>>

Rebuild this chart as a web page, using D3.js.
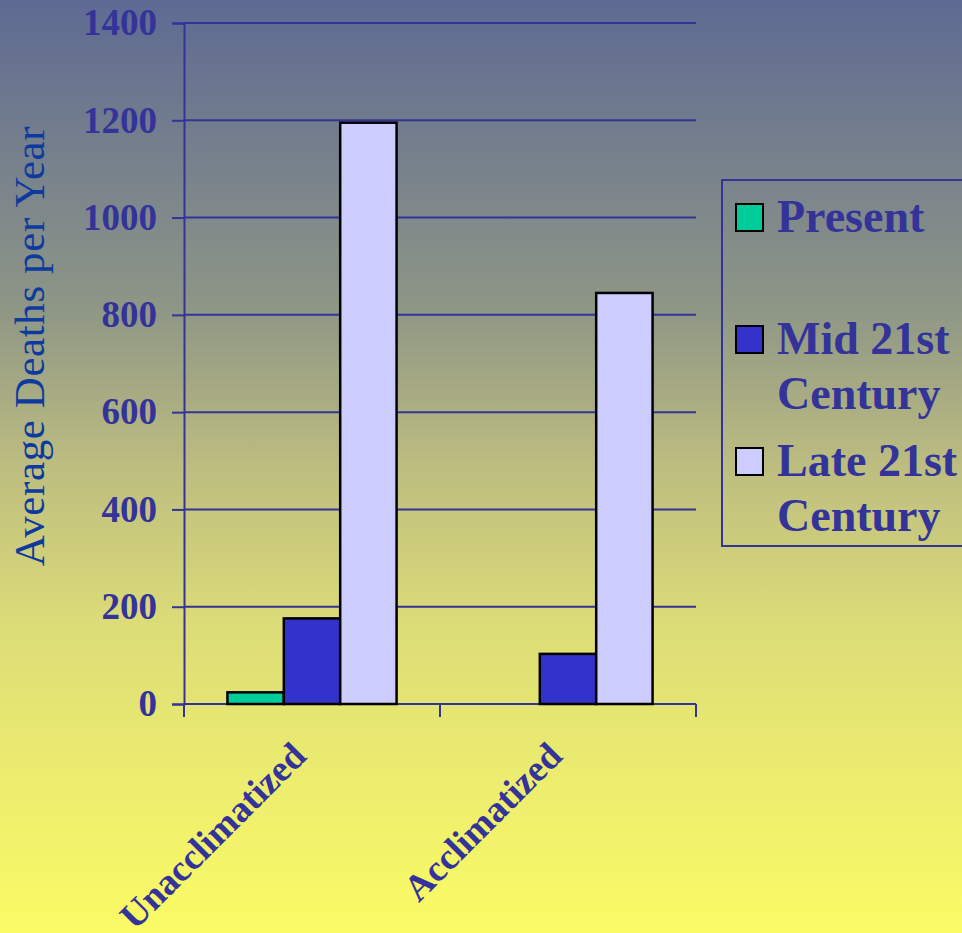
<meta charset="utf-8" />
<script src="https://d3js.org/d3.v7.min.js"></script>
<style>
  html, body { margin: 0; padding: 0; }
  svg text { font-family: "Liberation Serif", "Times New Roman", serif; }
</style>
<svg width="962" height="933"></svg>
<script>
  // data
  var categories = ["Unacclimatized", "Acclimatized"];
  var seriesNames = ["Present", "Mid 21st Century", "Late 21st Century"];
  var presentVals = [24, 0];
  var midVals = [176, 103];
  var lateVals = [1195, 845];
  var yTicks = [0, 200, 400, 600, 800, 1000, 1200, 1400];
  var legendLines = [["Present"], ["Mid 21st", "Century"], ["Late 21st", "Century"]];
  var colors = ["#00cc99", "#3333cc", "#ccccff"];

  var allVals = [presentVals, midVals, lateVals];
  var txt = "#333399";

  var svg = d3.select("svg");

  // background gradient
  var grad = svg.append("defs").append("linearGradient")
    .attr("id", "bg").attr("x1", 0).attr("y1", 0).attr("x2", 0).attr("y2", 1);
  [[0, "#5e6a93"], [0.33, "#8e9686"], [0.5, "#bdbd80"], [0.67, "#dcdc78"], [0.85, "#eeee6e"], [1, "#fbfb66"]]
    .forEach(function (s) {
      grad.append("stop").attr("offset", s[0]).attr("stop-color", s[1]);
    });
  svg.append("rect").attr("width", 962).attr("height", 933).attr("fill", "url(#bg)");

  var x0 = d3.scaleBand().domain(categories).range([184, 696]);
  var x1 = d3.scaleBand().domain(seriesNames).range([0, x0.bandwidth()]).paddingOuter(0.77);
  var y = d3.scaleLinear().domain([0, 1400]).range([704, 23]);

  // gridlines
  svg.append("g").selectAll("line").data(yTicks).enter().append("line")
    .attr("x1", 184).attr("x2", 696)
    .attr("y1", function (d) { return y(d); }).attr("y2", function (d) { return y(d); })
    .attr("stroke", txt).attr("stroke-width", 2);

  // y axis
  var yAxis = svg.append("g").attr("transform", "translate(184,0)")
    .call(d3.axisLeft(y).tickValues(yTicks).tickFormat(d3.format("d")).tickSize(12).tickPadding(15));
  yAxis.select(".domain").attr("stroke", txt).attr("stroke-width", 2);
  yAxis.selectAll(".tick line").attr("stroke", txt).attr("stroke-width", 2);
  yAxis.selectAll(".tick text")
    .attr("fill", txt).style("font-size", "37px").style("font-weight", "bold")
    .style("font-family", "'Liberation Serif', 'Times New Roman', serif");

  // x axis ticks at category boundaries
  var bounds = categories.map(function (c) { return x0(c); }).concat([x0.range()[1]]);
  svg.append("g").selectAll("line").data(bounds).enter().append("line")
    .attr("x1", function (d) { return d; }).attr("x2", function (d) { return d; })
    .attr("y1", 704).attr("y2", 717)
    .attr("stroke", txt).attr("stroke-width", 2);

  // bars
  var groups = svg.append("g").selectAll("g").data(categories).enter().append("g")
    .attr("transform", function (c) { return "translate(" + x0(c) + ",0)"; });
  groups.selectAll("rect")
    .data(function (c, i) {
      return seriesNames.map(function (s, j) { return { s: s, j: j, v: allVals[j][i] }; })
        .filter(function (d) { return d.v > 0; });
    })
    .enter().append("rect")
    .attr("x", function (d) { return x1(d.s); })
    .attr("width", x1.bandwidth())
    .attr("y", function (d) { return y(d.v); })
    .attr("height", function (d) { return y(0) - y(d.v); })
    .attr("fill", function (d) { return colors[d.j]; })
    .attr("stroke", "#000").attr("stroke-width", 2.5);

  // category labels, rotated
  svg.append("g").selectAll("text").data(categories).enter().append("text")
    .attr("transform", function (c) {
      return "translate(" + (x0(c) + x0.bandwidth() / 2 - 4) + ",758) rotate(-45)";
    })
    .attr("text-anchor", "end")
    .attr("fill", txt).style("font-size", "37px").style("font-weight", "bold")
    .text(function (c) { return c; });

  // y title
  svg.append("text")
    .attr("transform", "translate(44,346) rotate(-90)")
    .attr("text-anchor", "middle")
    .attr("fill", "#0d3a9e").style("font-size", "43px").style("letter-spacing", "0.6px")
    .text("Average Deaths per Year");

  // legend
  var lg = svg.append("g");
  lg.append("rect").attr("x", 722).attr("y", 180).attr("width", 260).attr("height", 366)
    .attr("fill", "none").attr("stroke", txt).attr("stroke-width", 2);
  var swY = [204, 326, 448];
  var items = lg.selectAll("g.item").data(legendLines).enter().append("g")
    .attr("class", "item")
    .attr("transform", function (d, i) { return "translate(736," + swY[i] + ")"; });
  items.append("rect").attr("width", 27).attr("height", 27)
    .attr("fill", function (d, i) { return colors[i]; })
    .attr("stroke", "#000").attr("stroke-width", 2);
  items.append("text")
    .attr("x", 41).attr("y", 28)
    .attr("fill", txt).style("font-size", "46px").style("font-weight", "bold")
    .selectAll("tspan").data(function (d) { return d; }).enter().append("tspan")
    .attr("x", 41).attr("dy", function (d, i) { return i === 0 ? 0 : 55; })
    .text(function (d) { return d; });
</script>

<<
>>

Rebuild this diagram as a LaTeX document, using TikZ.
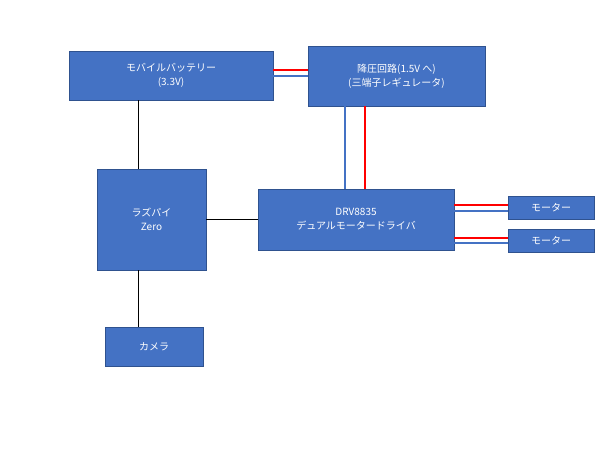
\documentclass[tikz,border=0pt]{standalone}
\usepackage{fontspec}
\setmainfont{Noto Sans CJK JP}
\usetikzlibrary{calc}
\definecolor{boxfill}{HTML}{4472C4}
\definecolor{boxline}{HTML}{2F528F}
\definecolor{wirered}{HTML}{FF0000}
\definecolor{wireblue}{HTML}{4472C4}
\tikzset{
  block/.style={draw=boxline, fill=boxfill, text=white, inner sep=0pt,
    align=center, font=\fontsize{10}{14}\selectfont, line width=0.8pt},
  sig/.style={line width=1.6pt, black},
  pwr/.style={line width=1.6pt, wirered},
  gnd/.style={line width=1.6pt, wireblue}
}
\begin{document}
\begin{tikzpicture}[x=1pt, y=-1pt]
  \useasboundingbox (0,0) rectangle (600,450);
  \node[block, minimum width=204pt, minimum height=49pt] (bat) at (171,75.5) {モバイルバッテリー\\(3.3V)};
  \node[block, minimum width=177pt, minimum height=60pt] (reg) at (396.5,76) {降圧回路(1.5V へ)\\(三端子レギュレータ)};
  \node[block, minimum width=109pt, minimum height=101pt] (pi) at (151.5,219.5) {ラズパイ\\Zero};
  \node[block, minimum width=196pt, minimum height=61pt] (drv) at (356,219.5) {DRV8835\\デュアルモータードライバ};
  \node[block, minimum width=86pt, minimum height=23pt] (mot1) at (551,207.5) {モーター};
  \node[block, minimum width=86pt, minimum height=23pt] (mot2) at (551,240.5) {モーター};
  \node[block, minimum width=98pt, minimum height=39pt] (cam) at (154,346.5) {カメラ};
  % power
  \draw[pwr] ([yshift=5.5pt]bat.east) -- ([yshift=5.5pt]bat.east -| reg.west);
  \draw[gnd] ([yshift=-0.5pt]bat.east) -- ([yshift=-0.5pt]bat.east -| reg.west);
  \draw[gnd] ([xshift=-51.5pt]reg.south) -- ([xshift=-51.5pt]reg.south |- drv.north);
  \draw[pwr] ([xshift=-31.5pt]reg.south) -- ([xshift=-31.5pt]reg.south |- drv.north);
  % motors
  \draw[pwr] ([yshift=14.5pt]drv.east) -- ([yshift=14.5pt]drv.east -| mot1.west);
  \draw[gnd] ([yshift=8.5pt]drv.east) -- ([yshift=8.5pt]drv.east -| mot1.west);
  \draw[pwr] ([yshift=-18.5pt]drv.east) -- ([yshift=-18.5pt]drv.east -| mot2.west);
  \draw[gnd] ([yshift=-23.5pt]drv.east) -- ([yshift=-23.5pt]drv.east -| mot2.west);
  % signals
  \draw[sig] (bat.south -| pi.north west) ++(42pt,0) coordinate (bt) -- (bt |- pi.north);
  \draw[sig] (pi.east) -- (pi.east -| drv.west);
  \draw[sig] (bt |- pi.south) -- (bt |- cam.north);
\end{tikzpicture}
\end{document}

<<
>>

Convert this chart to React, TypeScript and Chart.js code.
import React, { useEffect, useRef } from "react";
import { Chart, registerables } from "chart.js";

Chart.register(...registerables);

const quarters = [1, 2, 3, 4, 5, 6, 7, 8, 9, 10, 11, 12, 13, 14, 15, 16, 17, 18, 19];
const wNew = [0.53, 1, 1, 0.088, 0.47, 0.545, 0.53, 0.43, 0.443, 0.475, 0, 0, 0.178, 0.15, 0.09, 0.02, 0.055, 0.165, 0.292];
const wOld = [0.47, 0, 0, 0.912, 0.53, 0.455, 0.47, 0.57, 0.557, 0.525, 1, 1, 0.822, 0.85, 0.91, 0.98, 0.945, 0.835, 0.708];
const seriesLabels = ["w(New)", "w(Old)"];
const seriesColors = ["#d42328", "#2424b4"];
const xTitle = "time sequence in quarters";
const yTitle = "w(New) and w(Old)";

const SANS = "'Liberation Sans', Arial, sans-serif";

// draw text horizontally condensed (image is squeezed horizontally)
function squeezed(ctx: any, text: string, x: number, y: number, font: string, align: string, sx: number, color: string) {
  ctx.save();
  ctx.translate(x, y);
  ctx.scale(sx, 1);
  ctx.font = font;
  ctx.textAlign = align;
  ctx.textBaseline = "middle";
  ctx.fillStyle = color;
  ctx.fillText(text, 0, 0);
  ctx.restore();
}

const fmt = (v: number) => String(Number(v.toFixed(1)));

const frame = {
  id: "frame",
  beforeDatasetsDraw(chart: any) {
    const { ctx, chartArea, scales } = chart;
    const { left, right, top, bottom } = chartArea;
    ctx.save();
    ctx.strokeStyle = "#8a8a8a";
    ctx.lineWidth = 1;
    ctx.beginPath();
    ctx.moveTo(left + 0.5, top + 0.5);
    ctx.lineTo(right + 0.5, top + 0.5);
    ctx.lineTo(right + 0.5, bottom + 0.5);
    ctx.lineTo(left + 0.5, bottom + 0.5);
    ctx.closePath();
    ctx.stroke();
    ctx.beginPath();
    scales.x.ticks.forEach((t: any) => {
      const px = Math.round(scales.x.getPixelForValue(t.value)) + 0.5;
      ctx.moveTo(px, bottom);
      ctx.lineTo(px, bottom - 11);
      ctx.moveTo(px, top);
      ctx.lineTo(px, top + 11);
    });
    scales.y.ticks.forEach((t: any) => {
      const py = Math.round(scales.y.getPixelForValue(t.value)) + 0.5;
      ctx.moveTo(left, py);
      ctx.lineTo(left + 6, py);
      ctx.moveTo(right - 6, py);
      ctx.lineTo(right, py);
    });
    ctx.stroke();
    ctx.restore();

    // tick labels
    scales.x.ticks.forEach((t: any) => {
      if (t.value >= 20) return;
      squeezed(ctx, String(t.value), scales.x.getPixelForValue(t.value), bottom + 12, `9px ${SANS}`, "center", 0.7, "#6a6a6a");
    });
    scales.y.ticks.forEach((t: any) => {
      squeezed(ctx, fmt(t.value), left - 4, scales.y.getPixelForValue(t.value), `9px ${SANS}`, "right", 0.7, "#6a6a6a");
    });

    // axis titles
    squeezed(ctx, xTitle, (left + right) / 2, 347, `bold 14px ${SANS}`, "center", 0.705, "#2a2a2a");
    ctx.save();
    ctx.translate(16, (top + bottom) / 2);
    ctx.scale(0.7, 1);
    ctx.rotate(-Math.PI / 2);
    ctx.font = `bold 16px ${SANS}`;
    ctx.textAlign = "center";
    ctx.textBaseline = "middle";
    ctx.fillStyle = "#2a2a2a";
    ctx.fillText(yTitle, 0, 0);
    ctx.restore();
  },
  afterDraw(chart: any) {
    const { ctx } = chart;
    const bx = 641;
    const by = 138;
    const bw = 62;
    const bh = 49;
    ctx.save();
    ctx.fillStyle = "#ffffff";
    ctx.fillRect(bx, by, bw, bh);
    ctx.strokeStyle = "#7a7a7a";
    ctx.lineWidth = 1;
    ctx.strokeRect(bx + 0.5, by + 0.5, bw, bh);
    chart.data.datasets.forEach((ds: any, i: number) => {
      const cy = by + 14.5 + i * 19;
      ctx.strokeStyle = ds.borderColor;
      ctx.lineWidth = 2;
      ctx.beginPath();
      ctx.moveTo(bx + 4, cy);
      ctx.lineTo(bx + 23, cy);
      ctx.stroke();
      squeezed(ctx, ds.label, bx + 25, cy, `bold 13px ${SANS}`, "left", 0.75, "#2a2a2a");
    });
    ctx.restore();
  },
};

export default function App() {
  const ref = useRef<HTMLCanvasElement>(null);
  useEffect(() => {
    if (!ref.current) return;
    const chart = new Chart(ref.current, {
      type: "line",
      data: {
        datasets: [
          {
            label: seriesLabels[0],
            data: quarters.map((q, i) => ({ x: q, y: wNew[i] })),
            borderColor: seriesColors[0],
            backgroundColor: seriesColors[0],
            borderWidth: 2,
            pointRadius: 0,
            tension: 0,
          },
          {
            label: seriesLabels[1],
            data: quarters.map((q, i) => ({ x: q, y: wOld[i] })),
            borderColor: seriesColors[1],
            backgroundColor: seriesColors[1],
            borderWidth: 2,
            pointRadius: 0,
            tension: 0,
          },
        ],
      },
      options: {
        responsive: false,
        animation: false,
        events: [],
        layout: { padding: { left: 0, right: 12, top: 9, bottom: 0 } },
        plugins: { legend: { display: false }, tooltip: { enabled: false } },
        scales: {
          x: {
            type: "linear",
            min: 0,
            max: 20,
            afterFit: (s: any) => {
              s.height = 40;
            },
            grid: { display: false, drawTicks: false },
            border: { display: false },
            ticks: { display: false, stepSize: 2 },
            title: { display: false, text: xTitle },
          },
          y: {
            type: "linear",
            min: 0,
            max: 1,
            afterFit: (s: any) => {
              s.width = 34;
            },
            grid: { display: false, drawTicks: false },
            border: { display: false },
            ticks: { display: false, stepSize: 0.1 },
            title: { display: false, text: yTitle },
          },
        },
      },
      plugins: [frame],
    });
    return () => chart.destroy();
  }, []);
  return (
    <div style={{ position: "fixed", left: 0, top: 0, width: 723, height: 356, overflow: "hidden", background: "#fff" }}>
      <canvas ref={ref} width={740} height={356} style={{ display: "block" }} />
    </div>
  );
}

<<

WORK TO DO. Above are the records. Copy only the lines from the one with "Rebuild this chart" through the one with "var y = d3.scaleLinear().domain([0, 1400]).range([704, 23]);", exactly, with no pictures.

FULL OUTPUT.
Rebuild this chart as a web page, using D3.js.
<meta charset="utf-8" />
<script src="https://d3js.org/d3.v7.min.js"></script>
<style>
  html, body { margin: 0; padding: 0; }
  svg text { font-family: "Liberation Serif", "Times New Roman", serif; }
</style>
<svg width="962" height="933"></svg>
<script>
  // data
  var categories = ["Unacclimatized", "Acclimatized"];
  var seriesNames = ["Present", "Mid 21st Century", "Late 21st Century"];
  var presentVals = [24, 0];
  var midVals = [176, 103];
  var lateVals = [1195, 845];
  var yTicks = [0, 200, 400, 600, 800, 1000, 1200, 1400];
  var legendLines = [["Present"], ["Mid 21st", "Century"], ["Late 21st", "Century"]];
  var colors = ["#00cc99", "#3333cc", "#ccccff"];

  var allVals = [presentVals, midVals, lateVals];
  var txt = "#333399";

  var svg = d3.select("svg");

  // background gradient
  var grad = svg.append("defs").append("linearGradient")
    .attr("id", "bg").attr("x1", 0).attr("y1", 0).attr("x2", 0).attr("y2", 1);
  [[0, "#5e6a93"], [0.33, "#8e9686"], [0.5, "#bdbd80"], [0.67, "#dcdc78"], [0.85, "#eeee6e"], [1, "#fbfb66"]]
    .forEach(function (s) {
      grad.append("stop").attr("offset", s[0]).attr("stop-color", s[1]);
    });
  svg.append("rect").attr("width", 962).attr("height", 933).attr("fill", "url(#bg)");

  var x0 = d3.scaleBand().domain(categories).range([184, 696]);
  var x1 = d3.scaleBand().domain(seriesNames).range([0, x0.bandwidth()]).paddingOuter(0.77);
  var y = d3.scaleLinear().domain([0, 1400]).range([704, 23]);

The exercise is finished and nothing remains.